© Marcel Burkhardt
What counts when counting birds
Not choosing monitoring sites randomly or not surveying them every year can heavily influence the estimates of population size and trend.
When conducting a species survey, it can be tempting to visit the best and most promising locations first. Places that are harder to access or irregularly occupied are visited later or not at all. Such behaviour leads to a biased and overly positive sample of sites, and hence to problems when calculating population trends.
This was found to be the case in a recent study that analysed data from a Peregrine Falcon monitoring programme that started in the 1960s. In an area encompassing the entire Jura mountain range, 420 Peregrine Falcon nest sites were monitored between 2000 and 2020, but not all sites could be visited every year.

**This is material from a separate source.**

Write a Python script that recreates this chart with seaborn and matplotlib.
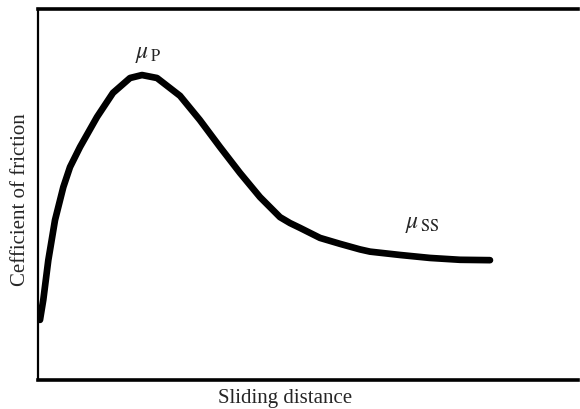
import matplotlib
matplotlib.use("Agg")
import matplotlib.pyplot as plt
import seaborn as sns
import pandas as pd

# Curve (arbitrary units: distance 0-100, friction 0-1)
distance = [0.37, 0.98, 1.91, 3.15, 4.69, 5.93, 7.78, 10.93, 13.89, 17.04,
            19.26, 22.04, 26.30, 29.96, 33.70, 37.41, 41.11, 44.81, 46.67,
            48.52, 52.22, 55.93, 59.63, 61.48, 67.04, 72.59, 78.15, 83.70]
friction = [0.162, 0.216, 0.323, 0.431, 0.520, 0.574, 0.628, 0.709, 0.774,
            0.814, 0.822, 0.814, 0.766, 0.701, 0.628, 0.558, 0.493, 0.439,
            0.423, 0.410, 0.383, 0.367, 0.352, 0.346, 0.337, 0.329, 0.324,
            0.323]

df = pd.DataFrame({"distance": distance, "friction": friction})

sns.set_style("white")
plt.rcParams["mathtext.fontset"] = "stix"
plt.rcParams["font.family"] = ["Liberation Serif", "DejaVu Serif"]

fig = plt.figure(figsize=(5.8, 4.09), dpi=100)
ax = fig.add_axes([38 / 580, 29 / 409, 540 / 580, 371 / 409])
sns.lineplot(data=df, x="distance", y="friction", ax=ax, color="black",
             linewidth=4.8, solid_capstyle="round", solid_joinstyle="round",
             estimator=None, sort=False)
ax.set_xlim(0, 100)
ax.set_ylim(0, 1)
ax.set_xticks([])
ax.set_yticks([])
ax.set_xlabel("")
ax.set_ylabel("")
ax.spines["right"].set_visible(False)
for s in ["top", "bottom"]:
    ax.spines[s].set_linewidth(2.6)
    ax.spines[s].set_color("black")
ax.spines["left"].set_linewidth(1.6)
ax.spines["left"].set_color("black")

ax.text(18.0, 0.868, r"$\mu_{\,\mathrm{P}}$", fontsize=17, ha="left",
        va="baseline")
ax.text(68.0, 0.41, r"$\mu_{\,\mathrm{SS}}$", fontsize=17, ha="left",
        va="baseline")

fig.text(285 / 580, 1 - 398 / 409, "Sliding distance", fontsize=15,
         ha="center", va="center")
fig.text(21 / 580, 1 - 200 / 409, "Cefficient of friction", fontsize=15,
         ha="center", va="center", rotation=90)

fig.savefig("out.png", dpi=100)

To solve the problem of non-random site selection in the data, so-called Bayesian occupancy models were used, with remarkable results: the counts suggested an increase in the population, while the models showed that it was in fact declining.
Citizen-science projects are especially prone to such non-random site coverage, because understandably, the volunteers want to survey as many locations as possible where the species in question is likely to be present, or to occur in greater density. It is all the more important to aim for random coverage, or else to employ models that correct the bias, so that better trend estimates can be achieved.
Kéry, M., G. Banderet, C. Müller, D. Pinaud, J. Savioz, H. Schmid, S. Werner & R. Monneret (2021): Spatiotemporal variation in postrecovery dynamics in a large Peregrine Falcon (Falco peregrinus) population in the Jura mountains 2000–2020. Ibis 156: 217–239. doi.org/10.1111/ibi.12999.